Task 2. The following program puts the transition matrix for an absorbing Markov chain into canonical form and then computes various numerical characteristics of the chain, including expected times to absorption and probabilities of absorption.

 

"Absorbing"<- function(P = rbind(c(0, 1/2, 0, 0, 1/2, 0), c(1/3, 0, 1/3, 1/3, 0, 0), c(0, 1/2,  0, 0, 0, 1/2), c(0, 1/3, 0, 0, 1/3, 1/3), c(0, 0, 0, 0, 1, 0), c(0, 0, 0, 0, 0, 1))) {

# this program puts the transition probability matrix

# for an absorbing Markov chain into canonical form

# and computes expected time spent in transient state

# j starting from transient state i (N=[n_ij]),

# expected time until absorption starting from transient state i

# (tt=[t_i]), and probability of absorption in absorbing state j

# starting from transient state i (B=[b_ij])

#

   k <- dim(P)[1]

   i <- 1

   absorb <- c()

   for(i in 1:k) {

       if(P[i, i] == 1) {

#absorbing state

          absorb <- c(absorb, i)

       }

   }

#end for loop

   a <- length(absorb)

   for(i in 1:a) {

#move each absorbing state to the bottom

       Psave <- P

      P[k,  ] <- c(rep(0, k - 1), 1)

       P[1:(k - 1), 1:(k - 1)] <- Psave[ - absorb[i],  - absorb[i]]

       P[1:(k - 1), k] <- Psave[ - absorb[i], absorb[i]]

       absorb[absorb > absorb[i]] <- absorb[absorb > absorb[i]] - 1

   }

   transient <- k - a

   Q <- P[1:transient, 1:transient]

   R <- P[1:transient, (transient + 1):k]

   N <- solve(diag(rep(1, transient)) - Q)

   tt <- N %*% cbind(rep(1, transient))

   B <- N %*% R

   return(P, Q, R, N, tt, B) 

}

 

(a). Use the program to reproduce the analysis done in class about the Drunkard’s Walk Example.  What is the probability that the Drunkard will end up in state 0 (home) if he starts in state 1?  What is the expected number of steps in which he is in state 2?

(b). The mean first passage time is the expected number of steps to reach state j for the first time, starting from state i. Techniques for absorbing chains can be used to compute mean first passage times for non-absorbing chains by the following simple trick.  Make a new Markov chain by setting p_jj=1.  Then the chain is absorbing, but before it gets absorbed in state j, it behaves exactly like the old Markov chain.  Use this idea to determine the expected number of dry days before the first rainy day in the Snoqualmie data. 

 

Task 3. Markov chains are often used to describe genome data, where the states are nucleotides (a,c,g,t).   The following program uses data for the genome for baker’s yeast (available at http://www.ncbi.nlm.nih.gov/Sitemap/samplerecord.html).  The program estimates a transition probability matrix from these data. 

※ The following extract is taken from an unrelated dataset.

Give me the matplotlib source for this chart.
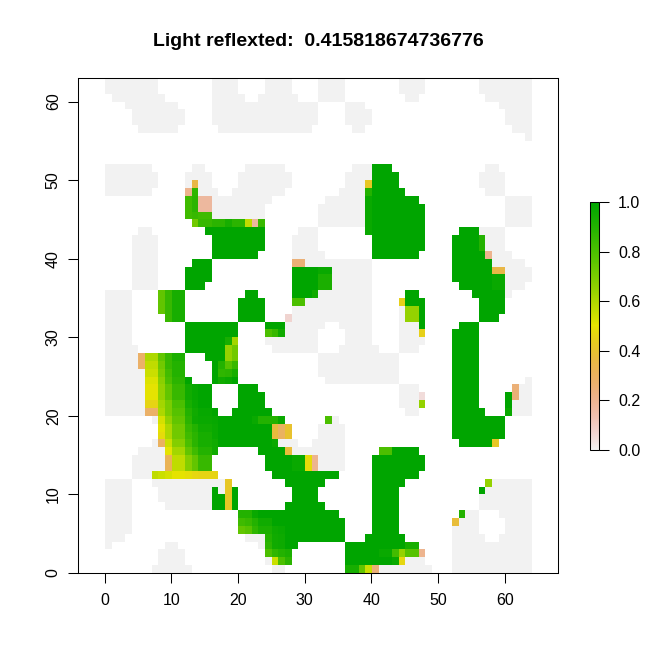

(a). Do the data look independent?  Is the Markov chain regular?

(b). What is the probability that g follows t?  What is the probability that a randomly selected nucleotide is g?

 

"markov.yeast"<-function() {

   x <- scan("g:/st321/bakers.yeast", list(x = ""))

   y <- x$x

   n <- length(y)

   z <- rep(1, n)

   z[y == "c"] <- 2

   z[y == "g"] <- 3

   z[y == "t"] <- 4

   plot(z[1:250])

   title(main = "First 250 bp from baker's yeast")

   zlead <- z[-1]

   zlag <- z[ - n]

   P1 <- table(zlead[zlag == 1])/length(zlead[zlag == 1])

   P2 <- table(zlead[zlag == 2])/length(zlead[zlag == 2])

   P3 <- table(zlead[zlag == 3])/length(zlead[zlag == 3])

   P4 <- table(zlead[zlag == 4])/length(zlead[zlag == 4])

   P <- rbind(P1, P2, P3, P4) #

   Pn <- P   # compute P^n as n gets large

   for(i in 1:1000) {

       Pn <- Pn %*% P

   }

   return(P, Pn)

}